KBCQ: How do these landscapes inform what you choose as subject matter and how you paint it? What are you hoping to communicate?
TA: The inspiration is always different. Sometimes I look at something and it’s really simple but so inspiring. The landscapes in their own way are emotional and affect the way that we feel, so I get to paint a depiction that shows how I feel. That creates a new dialogue with me, the landscape and the viewer. How do I capture this feeling of space, of depth? I question how the subject and my painting make me feel; it should feel like an amazing experience that I am capturing.
KBCQ: Many of your landscape paintings that include a human element depict very profound relationships between people and the land.
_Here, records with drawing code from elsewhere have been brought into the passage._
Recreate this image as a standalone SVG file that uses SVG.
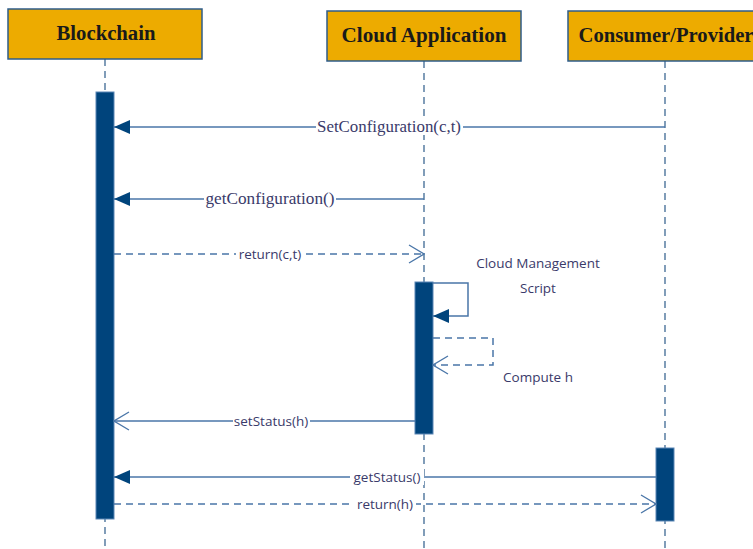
<svg xmlns="http://www.w3.org/2000/svg" width="753" height="549" viewBox="0 0 753 549">
<style>
.box{fill:#EDAB00;stroke:#2E5C8A;stroke-width:1.5}
.hd{font-family:"Liberation Serif",serif;font-weight:bold;font-size:20px;fill:#1a1a1a;text-anchor:middle}
.life{stroke:#2E5C8A;stroke-width:1.2;stroke-dasharray:7 5;fill:none}
.act{fill:#00447C;stroke:#5B86B5;stroke-width:1}
.msg{stroke:#4A76A8;stroke-width:1.5;fill:none}
.dash{stroke-dasharray:7 5}
.lbl{font-family:"Liberation Serif",serif;font-size:16px;fill:#3A3A6A;text-anchor:middle}
.lbl2{font-family:"Open Sans","Liberation Sans",sans-serif;font-size:13.5px;fill:#3A3A6A;text-anchor:middle}
.bg{fill:#ffffff}
</style>
<defs>
<marker id="fill" markerUnits="userSpaceOnUse" markerWidth="17" markerHeight="16" viewBox="0 0 17 16" refX="16" refY="8" orient="auto">
<path d="M0,1 L16,8 L0,15 z" fill="#00447C"/>
</marker>
<marker id="open" markerUnits="userSpaceOnUse" markerWidth="17" markerHeight="22" viewBox="0 0 17 22" refX="16" refY="11" orient="auto">
<path d="M1,2 L16,11 L1,20" fill="none" stroke="#4A76A8" stroke-width="1.3"/>
</marker>
</defs>
<rect width="753" height="549" fill="#ffffff"/>
<g id="blockchain">
<rect class="box" x="8" y="9" width="194" height="50"/>
<text class="hd" x="106" y="40" textLength="99" lengthAdjust="spacingAndGlyphs">Blockchain</text>
<line class="life" x1="105" y1="59" x2="105" y2="549"/>
<rect class="act" x="96" y="92" width="18" height="427"/>
</g>
<g id="cloud">
<rect class="box" x="327" y="11" width="194" height="50"/>
<text class="hd" x="424" y="42" textLength="165" lengthAdjust="spacingAndGlyphs">Cloud Application</text>
<line class="life" x1="424" y1="61" x2="424" y2="549"/>
<rect class="act" x="415" y="282" width="18" height="152"/>
</g>
<g id="consumer">
<rect class="box" x="568" y="11" width="200" height="50"/>
<text class="hd" x="666" y="42" textLength="175" lengthAdjust="spacingAndGlyphs">Consumer/Provider</text>
<line class="life" x1="665" y1="61" x2="665" y2="549"/>
<rect class="act" x="656" y="448" width="18" height="73"/>
</g>
<g id="connectors">
<line class="msg" x1="665" y1="127" x2="114" y2="127" marker-end="url(#fill)"/>
<rect class="bg" x="316" y="119" width="147" height="16"/>
<text class="lbl" x="389" y="132" textLength="144" lengthAdjust="spacingAndGlyphs">SetConfiguration(c,t)</text>

<line class="msg" x1="424" y1="199" x2="114" y2="199" marker-end="url(#fill)"/>
<rect class="bg" x="204" y="191" width="132" height="16"/>
<text class="lbl" x="270" y="204" textLength="129" lengthAdjust="spacingAndGlyphs">getConfiguration()</text>

<line class="msg dash" x1="114" y1="254" x2="424" y2="254" marker-end="url(#open)"/>
<rect class="bg" x="236" y="246" width="68" height="16"/>
<text class="lbl2" x="270" y="259">return(c,t)</text>

<polyline class="msg" points="433,283 468,283 468,316 433,316" marker-end="url(#fill)"/>
<text class="lbl2" x="538" y="268">Cloud Management</text>
<text class="lbl2" x="538" y="293">Script</text>

<polyline class="msg dash" points="433,338 493,338 493,365 433,365" marker-end="url(#open)"/>
<text class="lbl2" x="538" y="382">Compute h</text>

<line class="msg" x1="415" y1="421" x2="114" y2="421" marker-end="url(#open)"/>
<rect class="bg" x="233" y="413" width="77" height="16"/>
<text class="lbl2" x="271" y="426">setStatus(h)</text>

<line class="msg" x1="656" y1="477" x2="114" y2="477" marker-end="url(#fill)"/>
<rect class="bg" x="350" y="469" width="74" height="16"/>
<text class="lbl2" x="387" y="482">getStatus()</text>

<line class="msg dash" x1="114" y1="504" x2="656" y2="504" marker-end="url(#open)"/>
<rect class="bg" x="354" y="496" width="62" height="16"/>
<text class="lbl2" x="385" y="509">return(h)</text>
</g>
</svg>
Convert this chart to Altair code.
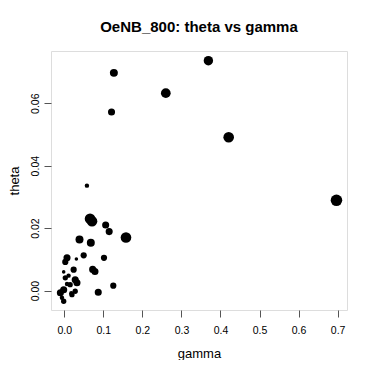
import altair as alt
import pandas as pd

gamma = [0.369, 0.127, 0.260, 0.121, 0.421, 0.697, 0.058, 0.066, 0.071, 0.106,
         0.115, 0.158, 0.039, 0.068, 0.0497, 0.1017, 0.007, 0.0026, 0.031, 0.0727,
         0.0786, 0.024, -0.0015, 0.0026, 0.028, 0.0325, 0.007, 0.1255, 0.087, -0.0015,
         -0.010, 0.028, 0.0197, -0.0015, -0.006, 0.015, 0.011, 0.018]
theta = [0.0736, 0.0697, 0.0632, 0.0572, 0.0491, 0.0289, 0.0336, 0.0230, 0.0222, 0.0210,
         0.0189, 0.0170, 0.0164, 0.0153, 0.0113, 0.0105, 0.0105, 0.0092, 0.0101, 0.0068,
         0.0061, 0.0067, 0.0060, 0.0041, 0.0035, 0.0025, 0.0021, 0.0016, -0.0005, 0.0003,
         -0.0007, -0.0002, -0.0013, -0.0034, -0.0023, 0.0019, 0.0048, -0.0008]
weight = [5.3, 4.5, 5.5, 4.0, 6.0, 6.5, 2.5, 6.0, 6.0, 4.0,
          4.0, 6.0, 4.5, 4.5, 3.5, 3.5, 4.0, 3.5, 2.0, 4.0,
          4.0, 3.5, 2.0, 3.0, 4.0, 4.0, 2.5, 3.5, 4.0, 4.0,
          4.0, 3.0, 3.0, 3.0, 2.5, 3.0, 2.5, 2.5]

df = pd.DataFrame({"gamma": gamma, "theta": theta, "w": weight})

FONT = "Liberation Sans"

chart = alt.Chart(df).mark_circle(color="black", opacity=1).encode(
    x=alt.X("gamma:Q",
            scale=alt.Scale(domain=[-0.034, 0.724], nice=False, zero=False),
            axis=alt.Axis(title="gamma", values=[0, 0.1, 0.2, 0.3, 0.4, 0.5, 0.6, 0.7],
                          format=".1f", grid=False, domain=False,
                          tickColor="#555", tickSize=7,
                          labelFont=FONT, labelFontSize=10.5, labelColor="black",
                          labelPadding=8, titleFont=FONT, titleFontSize=13,
                          titleFontWeight="normal", titleColor="black",
                          titlePadding=12)),
    y=alt.Y("theta:Q",
            scale=alt.Scale(domain=[-0.0062, 0.0767], nice=False, zero=False),
            axis=alt.Axis(title="theta", values=[0, 0.02, 0.04, 0.06],
                          format=".2f", grid=False, domain=False,
                          tickColor="#555", tickSize=7,
                          labelFont=FONT, labelFontSize=10.5, labelColor="black",
                          labelAngle=270, labelAlign="center", labelBaseline="bottom",
                          labelPadding=4, titleFont=FONT, titleFontSize=13,
                          titleFontWeight="normal", titleColor="black",
                          titlePadding=9)),
    size=alt.Size("w:Q", legend=None,
                  scale=alt.Scale(type="pow", exponent=2, domain=[0, 10], range=[0, 314])),
).properties(
    width=296, height=259,
    title=alt.TitleParams("OeNB_800: theta vs gamma", font=FONT, fontSize=15,
                          fontWeight="bold", color="black", anchor="middle",
                          baseline="alphabetic", offset=4),
    autosize=alt.AutoSizeParams(type="none"),
    padding={"left": 43, "top": 43, "right": 15, "bottom": 50},
).configure_view(stroke="#555", strokeWidth=1).configure(background="white")

chart.save("out.html", embed_options={"renderer": "svg", "actions": False})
How do people, the Source, the landscapes converge in these images? How do the pressures of development, changing land use and change flow into your art?
TA: The connections people have to land, these define their sacred spaces. All of those paintings are references of people occupying those sacred spaces. They are not paintings about colonialism or change; they are to show the sacred, intended purpose of that landscape.
I look at what I do and think, “Is it always going to be like this, always and forever?” I tend to think maybe not. I have watched a lot of change, and sometimes the changes are abrupt. Maybe my art is documenting the world I see in the here and now, knowing it is going to change. A place could be developed or climate change may make it less fertile or even more tropical. To be conscious of the land around us is to know it will change. I get to paint something and maybe in, say,50 years, someone will get to look at it and see something that doesn’t exist anymore. Maybe in 100 years it will look the same. My paintings will share the land as I knew it, a representation of my Source.